There are serious and determined people who support the mainstream Israeli position – but they are extremists; they believe the land of Israel is theirs because God gave it to them, and they must be politically pragmatic to gain as much of it as is possible given geo-strategic considerations. Most importantly, extremists are willing to sacrifice peace for land, and this is what Israel has consistently chosen since Nasser offered peace in ’71 for the return of the Sinai, with nothing for the Palestinians. This is not to say that there are no Palestinian extremists, no Palestinians who do not insist that all of Palestine should be a land for Palestinians and for Israelis, and that Israelis should live under an Islamic (Hamas) or Secular (faith) Palestinian state – as Jews, and with equal religious rights to Muslims. This is the “extreme” Palestinian view, and although its secular version may be very similar in its values to, say, Canada or the United States, it is the extreme view because of the position it takes in the conflict – that Israelis are largely strongly opposed to living in an anti-racist society where they would have equal rights with Palestinians. 

 

There is an open question as to whether freedom and equality are truly universal or universalist values, and whether it is always the progressive thing to agitate for movement towards them and away from tribalism and sectarianism. The mainstream view in the Palestinian situation is to affirm tribalism (one state for Israelis, one state for Palestinians), and not to demand that equal rights be affirmed for all, and that Palestinians have the asme right to return to their villages as is being accorded to Jews all around the world to “return” to Israel onto land which was stolen from someone else.

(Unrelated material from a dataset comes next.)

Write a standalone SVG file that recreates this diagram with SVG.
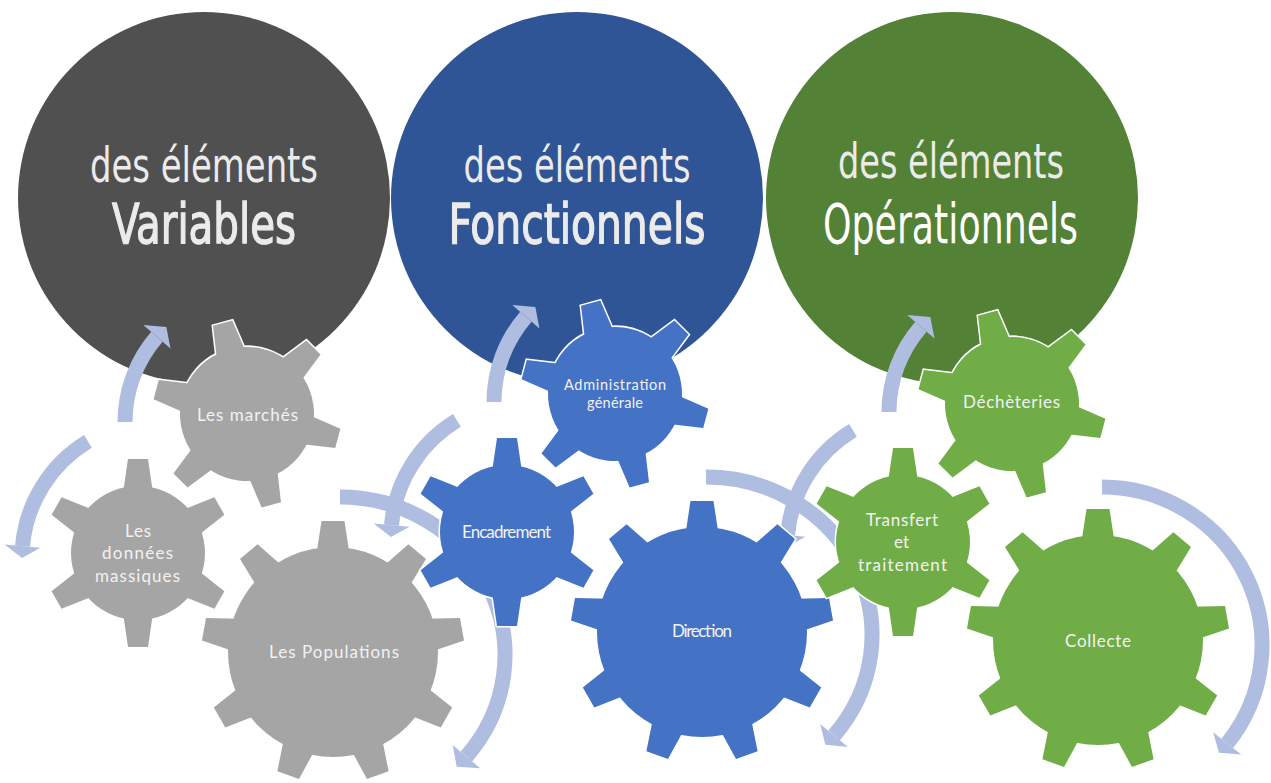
<svg xmlns="http://www.w3.org/2000/svg" width="1271" height="783" viewBox="0 0 1271 783">
<defs>
<style>
.big{font-family:'Liberation Sans Narrow','DejaVu Sans Condensed','Liberation Sans',sans-serif;fill:#EBEBEB;text-anchor:middle}
.t1{font-size:48px}
.t2{font-size:56px;stroke:#EBEBEB;stroke-width:1.3}
.t3{font-size:56px;fill:#FFFFFF}
.lbl{font-family:Lato,'Open Sans','Liberation Sans',sans-serif;font-size:17px;fill:#F2F2F2;text-anchor:middle}
.sm{font-size:14.5px}
.band{fill:none;stroke:#AFBDE1;stroke-width:15}
.head{fill:#AFBDE1}
.ol{stroke:#FFFFFF;stroke-width:3}
</style>
<path id="t6" d="M-15,-60L-10,-94L10,-94L15,-60Z"/>
<path id="t9" d="M-16.5,-98L-11.5,-131L11.5,-131L16.5,-98Z"/>
<g id="g6">
<circle r="67"/>
<use href="#t6"/>
<use href="#t6" transform="rotate(60)"/>
<use href="#t6" transform="rotate(120)"/>
<use href="#t6" transform="rotate(180)"/>
<use href="#t6" transform="rotate(240)"/>
<use href="#t6" transform="rotate(300)"/>
</g>
<g id="g9">
<circle r="105"/>
<use href="#t9"/>
<use href="#t9" transform="rotate(40)"/>
<use href="#t9" transform="rotate(80)"/>
<use href="#t9" transform="rotate(120)"/>
<use href="#t9" transform="rotate(160)"/>
<use href="#t9" transform="rotate(200)"/>
<use href="#t9" transform="rotate(240)"/>
<use href="#t9" transform="rotate(280)"/>
<use href="#t9" transform="rotate(320)"/>
</g>
</defs>
<rect width="1271" height="783" fill="#FFFFFF"/>

<g id="circle-variables">
<circle cx="204" cy="198" r="186" fill="#505050"/>
<text class="big t1" x="204" y="182" textLength="228" lengthAdjust="spacingAndGlyphs">des éléments</text>
<text class="big t2" x="204" y="243" textLength="184" lengthAdjust="spacingAndGlyphs">Variables</text>
</g>
<g id="circle-fonctionnels">
<circle cx="577" cy="198" r="186" fill="#2F5597"/>
<text class="big t1" x="577" y="182" textLength="227" lengthAdjust="spacingAndGlyphs">des éléments</text>
<text class="big t2" x="577" y="243" textLength="257" lengthAdjust="spacingAndGlyphs">Fonctionnels</text>
</g>
<g id="circle-operationnels">
<circle cx="952" cy="198" r="186" fill="#538135"/>
<text class="big t1" x="951" y="178" textLength="226" lengthAdjust="spacingAndGlyphs">des éléments</text>
<text class="big t3" x="950.5" y="243" textLength="255" lengthAdjust="spacingAndGlyphs">Opérationnels</text>
</g>

<g id="connectors">
<path class="band" d="M125,422 A130,130 0 0 1 156.89,336.71"/>
<polygon class="head" points="143.30,324.90 166.34,326.92 170.47,348.52"/>
<path class="band" d="M87.96,441.42 A136,136 0 0 0 22.52,546.14"/>
<polygon class="head" points="4.59,544.57 22,558 40.45,547.71"/>
<path class="band" d="M340,497 A165,158 0 0 1 466.39,756.56"/>
<polygon class="head" points="480.18,768.13 456.67,766.72 452.60,744.99"/>

<path class="band" d="M494,402 A130,130 0 0 1 525.89,316.71"/>
<polygon class="head" points="512.30,304.90 535.34,306.92 539.47,328.52"/>
<path class="band" d="M456.96,420.42 A136,136 0 0 0 391.52,525.14"/>
<polygon class="head" points="373.59,523.57 391,537 409.45,526.71"/>
<path class="band" d="M706,477 A166,158 0 0 1 834.09,735.50"/>
<polygon class="head" points="847.97,746.95 825.40,744.76 820.20,724.05"/>

<path class="band" d="M889,412 A130,130 0 0 1 920.89,326.71"/>
<polygon class="head" points="907.30,314.90 930.34,316.92 934.47,338.52"/>
<path class="band" d="M852.96,430.42 A136,136 0 0 0 787.52,535.14"/>
<polygon class="head" points="769.59,533.57 787,547 805.45,536.71"/>
<path class="band" d="M1102,487 A160,158 0 0 1 1227.22,743.36"/>
<polygon class="head" points="1241.30,754.56 1219.02,752.76 1213.13,732.15"/>
</g>

<g id="gear-marches">
<use href="#g6" class="ol" fill="#A5A5A5" transform="translate(247,414) rotate(-15)"/>
<use href="#g6" fill="#A5A5A5" transform="translate(247,414) rotate(-15)"/>
<text class="lbl" x="247.5" y="421" textLength="101">Les marchés</text>
</g>
<g id="gear-donnees">
<use href="#g6" class="ol" fill="#A5A5A5" transform="translate(138,553)"/>
<use href="#g6" fill="#A5A5A5" transform="translate(138,553)"/>
<text class="lbl" x="138" y="537" textLength="26">Les</text>
<text class="lbl" x="137.5" y="559" textLength="71">données</text>
<text class="lbl" x="137.5" y="582" textLength="85">massiques</text>
</g>
<g id="gear-populations">
<use href="#g9" class="ol" fill="#A5A5A5" transform="translate(333,652)"/>
<use href="#g9" fill="#A5A5A5" transform="translate(333,652)"/>
<text class="lbl" x="334" y="658" textLength="130">Les Populations</text>
</g>

<g id="gear-administration">
<use href="#g6" class="ol" fill="#4472C4" transform="translate(615,394) rotate(-15)"/>
<use href="#g6" fill="#4472C4" transform="translate(615,394) rotate(-15)"/>
<text class="lbl sm" x="615" y="390" textLength="102">Administration</text>
<text class="lbl sm" x="615" y="408" textLength="56">générale</text>
</g>
<g id="gear-encadrement">
<use href="#g6" class="ol" fill="#4472C4" transform="translate(507,532)"/>
<use href="#g6" fill="#4472C4" transform="translate(507,532)"/>
<text class="lbl" x="506.5" y="538" textLength="89">Encadrement</text>
</g>
<g id="gear-direction">
<use href="#g9" class="ol" fill="#4472C4" transform="translate(702,632)"/>
<use href="#g9" fill="#4472C4" transform="translate(702,632)"/>
<text class="lbl" x="702" y="637" textLength="60">Direction</text>
</g>

<g id="gear-decheteries">
<use href="#g6" class="ol" fill="#70AD47" transform="translate(1012,404) rotate(-15)"/>
<use href="#g6" fill="#70AD47" transform="translate(1012,404) rotate(-15)"/>
<text class="lbl" x="1011.5" y="408" textLength="97">Déchèteries</text>
</g>
<g id="gear-transfert">
<use href="#g6" class="ol" fill="#70AD47" transform="translate(903,542)"/>
<use href="#g6" fill="#70AD47" transform="translate(903,542)"/>
<text class="lbl" x="902" y="526" textLength="72">Transfert</text>
<text class="lbl" x="901.5" y="548" textLength="15">et</text>
<text class="lbl" x="902.5" y="571" textLength="89">traitement</text>
</g>
<g id="gear-collecte">
<use href="#g9" class="ol" fill="#70AD47" transform="translate(1098,640)"/>
<use href="#g9" fill="#70AD47" transform="translate(1098,640)"/>
<text class="lbl" x="1098" y="647" textLength="66">Collecte</text>
</g>
</svg>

It is the extremist view to talk this way, to strongly affirm freedom, and to demand that people not act on tribal loyalties. 

 

But to return to the essential issue in this piece – what is at play with North American pro and anti boycott activism  is not so much whether or not we should affirm tribalism, or whether or not we should affirm freedom and equal rights – but whether it is actually oppressive to oppose tribalism – not whether one should be for or against it, but whether it is even appropriate to be against it, or whether being against Israeli tribalism should be stricken from the public discourse as offensive, and, since Jews are characterized as the essentially oppressed people, actually oppressive. 

 

Offence is not oppression if you are offending the oppressor. That’s really all I have to say, and all that needs to be said. The rest is details which can be resolved peacefully between amicable, honest, and generous individuals.